« Test d 'humanité », « en guerre » : malgré l'apparente diversité des imaginaires convoqués, les formules utilisées pour évoquer la crise actuelle semblent toutes renvoyer vers un même idéal : celui de l'exemplarité morale des citoyens, unis et solidaires dans l'adversité. Bien que portées par des sensibilités différentes, ces formules résonnent à l'unisson et nous rappellent que nous avons tous un rôle à jouer, une part de responsabilité dans le succès (ou l'échec) des mesures mises en œuvre pour lutter contre la pandémie.
En quelques semaines, près de 4 milliards de personnes ont été amenées à rester chez elles pour limiter la propagation du virus. Pour la plupart d'entre nous, faire société ne revenait plus à aller à la rencontre de l'autre mais au contraire à s'en isoler. C'est ainsi qu'en nous extrayant du monde, nous devenions réellement utiles aux autres. C'est ainsi que par obligation, par crainte ou tout simplement par civisme, nous sommes une grande majorité à respecter le confinement, qu'il soit partiel ou total. Comme en France (mais également dans bien d'autres pays) où nous acceptons, nous faisons le choix délibéré de renoncer à l'un de nos droits les plus fondamentaux celui de circuler librement au nom d'un intérêt général qui nous dépasse. Quelles que soient nos raisons, nous renonçons temporairement à l'une de nos libertés pour que d'autres puissent soigner et être soignés ; pour que d'autres puissent bénéficier de l'essentiel, pour que d'autres puissent accomplir l'essentiel. En acceptant de nous confiner, en faisant ce que certains appelleraient notre devoir de citoyen, nous gagnons certes en maturité collective et en responsabilité, mais peut-être aussi en fraternité.
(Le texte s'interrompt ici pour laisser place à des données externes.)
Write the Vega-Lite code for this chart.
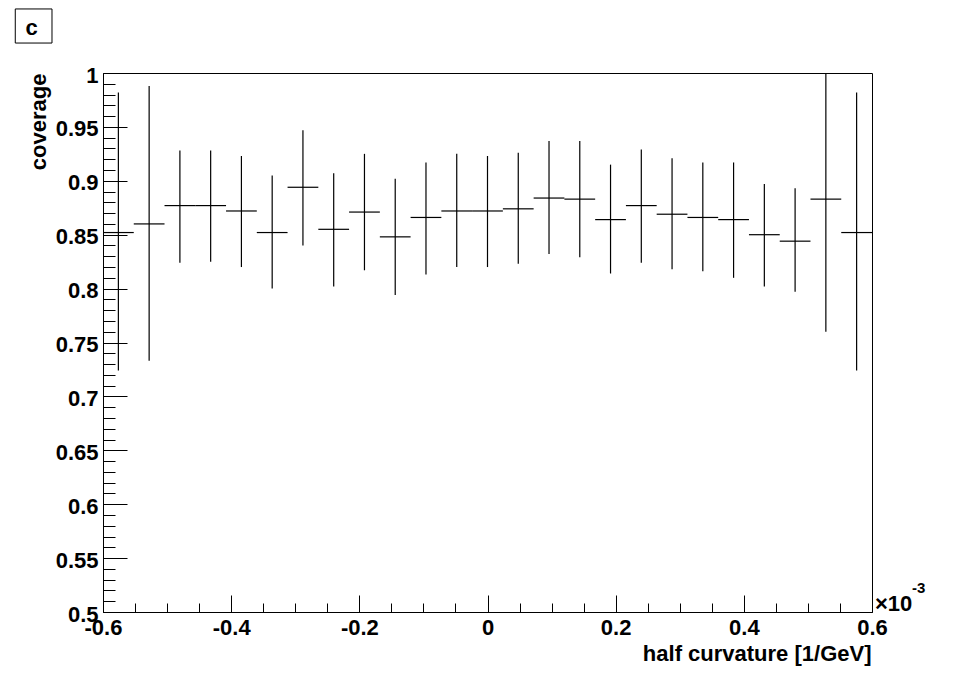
{
  "$schema": "https://vega.github.io/schema/vega-lite/v6.json",
  "width": 769,
  "height": 539,
  "autosize": {"type": "none"},
  "padding": {"left": 103, "top": 73, "right": 82, "bottom": 63},
  "background": "white",
  "config": {"view": {"stroke": "#000", "strokeWidth": 1}, "font": "Liberation Sans"},
  "data": {"values": [
    {"x": -0.576, "x0": -0.6, "x1": -0.552, "y": 0.852, "lo": 0.724, "hi": 0.982},
    {"x": -0.528, "x0": -0.552, "x1": -0.504, "y": 0.860, "lo": 0.733, "hi": 0.988},
    {"x": -0.48, "x0": -0.504, "x1": -0.456, "y": 0.877, "lo": 0.824, "hi": 0.928},
    {"x": -0.432, "x0": -0.456, "x1": -0.408, "y": 0.877, "lo": 0.825, "hi": 0.928},
    {"x": -0.384, "x0": -0.408, "x1": -0.36, "y": 0.872, "lo": 0.820, "hi": 0.923},
    {"x": -0.336, "x0": -0.36, "x1": -0.312, "y": 0.852, "lo": 0.800, "hi": 0.905},
    {"x": -0.288, "x0": -0.312, "x1": -0.264, "y": 0.894, "lo": 0.840, "hi": 0.947},
    {"x": -0.24, "x0": -0.264, "x1": -0.216, "y": 0.855, "lo": 0.802, "hi": 0.907},
    {"x": -0.192, "x0": -0.216, "x1": -0.168, "y": 0.871, "lo": 0.817, "hi": 0.925},
    {"x": -0.144, "x0": -0.168, "x1": -0.12, "y": 0.848, "lo": 0.794, "hi": 0.902},
    {"x": -0.096, "x0": -0.12, "x1": -0.072, "y": 0.866, "lo": 0.813, "hi": 0.917},
    {"x": -0.048, "x0": -0.072, "x1": -0.024, "y": 0.872, "lo": 0.820, "hi": 0.925},
    {"x": 0, "x0": -0.024, "x1": 0.024, "y": 0.872, "lo": 0.820, "hi": 0.923},
    {"x": 0.048, "x0": 0.024, "x1": 0.072, "y": 0.874, "lo": 0.823, "hi": 0.926},
    {"x": 0.096, "x0": 0.072, "x1": 0.12, "y": 0.884, "lo": 0.832, "hi": 0.937},
    {"x": 0.144, "x0": 0.12, "x1": 0.168, "y": 0.883, "lo": 0.829, "hi": 0.937},
    {"x": 0.192, "x0": 0.168, "x1": 0.216, "y": 0.864, "lo": 0.814, "hi": 0.915},
    {"x": 0.24, "x0": 0.216, "x1": 0.264, "y": 0.877, "lo": 0.824, "hi": 0.929},
    {"x": 0.288, "x0": 0.264, "x1": 0.312, "y": 0.869, "lo": 0.818, "hi": 0.921},
    {"x": 0.336, "x0": 0.312, "x1": 0.36, "y": 0.866, "lo": 0.816, "hi": 0.917},
    {"x": 0.384, "x0": 0.36, "x1": 0.408, "y": 0.864, "lo": 0.810, "hi": 0.917},
    {"x": 0.432, "x0": 0.408, "x1": 0.456, "y": 0.850, "lo": 0.802, "hi": 0.897},
    {"x": 0.48, "x0": 0.456, "x1": 0.504, "y": 0.844, "lo": 0.797, "hi": 0.893},
    {"x": 0.528, "x0": 0.504, "x1": 0.552, "y": 0.883, "lo": 0.760, "hi": 1.0},
    {"x": 0.576, "x0": 0.552, "x1": 0.6, "y": 0.852, "lo": 0.724, "hi": 0.982}
  ]},
  "resolve": {"axis": {"x": "independent", "y": "independent"}},
  "layer": [
    {
      "mark": {"type": "rule", "color": "#000", "strokeWidth": 1.2},
      "encoding": {
        "x": {
          "field": "x", "type": "quantitative",
          "scale": {"domain": [-0.6, 0.6], "nice": false, "zero": false},
          "axis": {
            "orient": "bottom",
            "values": [-0.6, -0.4, -0.2, 0, 0.2, 0.4, 0.6],
            "grid": false,
            "domain": true, "domainColor": "#000", "domainWidth": 1,
            "ticks": true, "tickSize": -17, "tickColor": "#000", "tickWidth": 1,
            "labelPadding": 22, "labelFontSize": 22, "labelFontWeight": "bold",
            "labelFont": "Liberation Sans", "labelColor": "#000",
            "labelFlush": false, "labelOverlap": false, "labelBaseline": "top",
            "labelExpr": "'' + datum.value",
            "title": "half curvature [1/GeV]",
            "titleFont": "Liberation Sans", "titleFontSize": 22, "titleFontWeight": "bold",
            "titleColor": "#000", "titleAlign": "right", "titleBaseline": "alphabetic",
            "titleX": 768, "titleY": 48
          }
        },
        "y": {
          "field": "lo", "type": "quantitative",
          "scale": {"domain": [0.5, 1], "nice": false, "zero": false},
          "axis": {
            "orient": "left",
            "values": [0.5, 0.55, 0.6, 0.65, 0.7, 0.75, 0.8, 0.85, 0.9, 0.95, 1],
            "grid": false,
            "domain": true, "domainColor": "#000", "domainWidth": 1,
            "ticks": true, "tickSize": -24, "tickColor": "#000", "tickWidth": 1,
            "labelPadding": 29, "labelFontSize": 22, "labelFontWeight": "bold",
            "labelFont": "Liberation Sans", "labelColor": "#000",
            "labelFlush": false, "labelOverlap": false, "labelBaseline": "middle",
            "labelAlign": "right", "labelOffset": 2,
            "labelExpr": "'' + datum.value",
            "title": "coverage",
            "titleFont": "Liberation Sans", "titleFontSize": 22, "titleFontWeight": "bold",
            "titleColor": "#000", "titleAngle": -90, "titleAlign": "right",
            "titleBaseline": "alphabetic", "titleX": -58, "titleY": 0
          }
        },
        "y2": {"field": "hi"}
      }
    },
    {
      "mark": {"type": "rule", "color": "#000", "strokeWidth": 1.2},
      "encoding": {
        "x": {
          "field": "x0", "type": "quantitative",
          "axis": {
            "orient": "bottom",
            "values": [-0.55, -0.5, -0.45, -0.35, -0.3, -0.25, -0.15, -0.1, -0.05, 0.05, 0.1, 0.15, 0.25, 0.3, 0.35, 0.45, 0.5, 0.55],
            "grid": false, "domain": false, "labels": false, "title": null,
            "ticks": true, "tickSize": -9, "tickColor": "#000", "tickWidth": 1
          }
        },
        "x2": {"field": "x1"},
        "y": {
          "field": "y", "type": "quantitative",
          "axis": {
            "orient": "left",
            "values": [0.51, 0.52, 0.53, 0.54, 0.56, 0.57, 0.58, 0.59, 0.61, 0.62, 0.63, 0.64, 0.66, 0.67, 0.68, 0.69, 0.71, 0.72, 0.73, 0.74, 0.76, 0.77, 0.78, 0.79, 0.81, 0.82, 0.83, 0.84, 0.86, 0.87, 0.88, 0.89, 0.91, 0.92, 0.93, 0.94, 0.96, 0.97, 0.98, 0.99],
            "grid": false, "domain": false, "labels": false, "title": null,
            "ticks": true, "tickSize": -12, "tickColor": "#000", "tickWidth": 1
          }
        }
      }
    },
    {
      "data": {"values": [{"label": "c"}]},
      "mark": {"type": "rect", "fill": "white", "stroke": "#000", "strokeWidth": 1},
      "encoding": {
        "x": {"datum": -0.7369, "type": "quantitative", "axis": null},
        "x2": {"datum": -0.6796},
        "y": {"datum": 1.0594, "type": "quantitative", "axis": null},
        "y2": {"datum": 1.0278}
      }
    },
    {
      "data": {"values": [{"label": "c"}]},
      "mark": {"type": "text", "font": "Liberation Sans", "fontSize": 22, "fontWeight": "bold", "color": "#000", "align": "center", "baseline": "middle"},
      "encoding": {
        "x": {"datum": -0.7113, "type": "quantitative", "axis": null},
        "y": {"datum": 1.0415, "type": "quantitative", "axis": null},
        "text": {"field": "label"}
      }
    },
    {
      "data": {"values": [{"label": "×10"}]},
      "mark": {"type": "text", "font": "Liberation Sans", "fontSize": 22, "fontWeight": "bold", "color": "#000", "align": "left", "baseline": "alphabetic", "dx": 3, "dy": -1},
      "encoding": {
        "x": {"datum": 0.6, "type": "quantitative", "axis": null},
        "y": {"datum": 0.5, "type": "quantitative", "axis": null},
        "text": {"field": "label"}
      }
    },
    {
      "data": {"values": [{"label": "-3"}]},
      "mark": {"type": "text", "font": "Liberation Sans", "fontSize": 15, "fontWeight": "bold", "color": "#000", "align": "left", "baseline": "alphabetic", "dx": 40, "dy": -19},
      "encoding": {
        "x": {"datum": 0.6, "type": "quantitative", "axis": null},
        "y": {"datum": 0.5, "type": "quantitative", "axis": null},
        "text": {"field": "label"}
      }
    }
  ]
}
Car en se propageant avec une telle virulence, la pandémie nous a également montré que la moindre de nos actions pouvait avoir des conséquences dramatiques. Elle nous a rappelé une évidence parfois oubliée : nous sommes tous responsables du bien-être des autres. Cette tâche n'incombe pas uniquement aux soignants ou aux travailleurs mobilisés pour nos besoins essentiels. Elle n'est pas uniquement de leur responsabilité et ne s'arrête pas avec eux. Au contraire, elle commence avec nous. Ce dévouement que nous applaudissons chez les autres ne doit pas nous faire oublier notre propre capacité à nous engager, notre propre responsabilité à leur égard. Se mettre à leur service, c'est par exemple respecter les mesures barrières et porter un masque dans les transports publics. Se mettre à leur service, c'est par exemple continuer à télétravailler quand cela est possible pour ne pas saturer les moyens de transport collectif. Se mettre à leur service, c'est simplement chercher à être à la hauteur de la situation, dans la limite de nos moyens.
En conclusion et pour paraphraser, il me semble que la situation actuelle nous incite à moins nous interroger sur ce que les autres peuvent pour nous, mais plutôt à avoir suffisamment d'orgueil et paradoxalement d'humilité pour nous demander ce qui nous pourrions faire pour eux.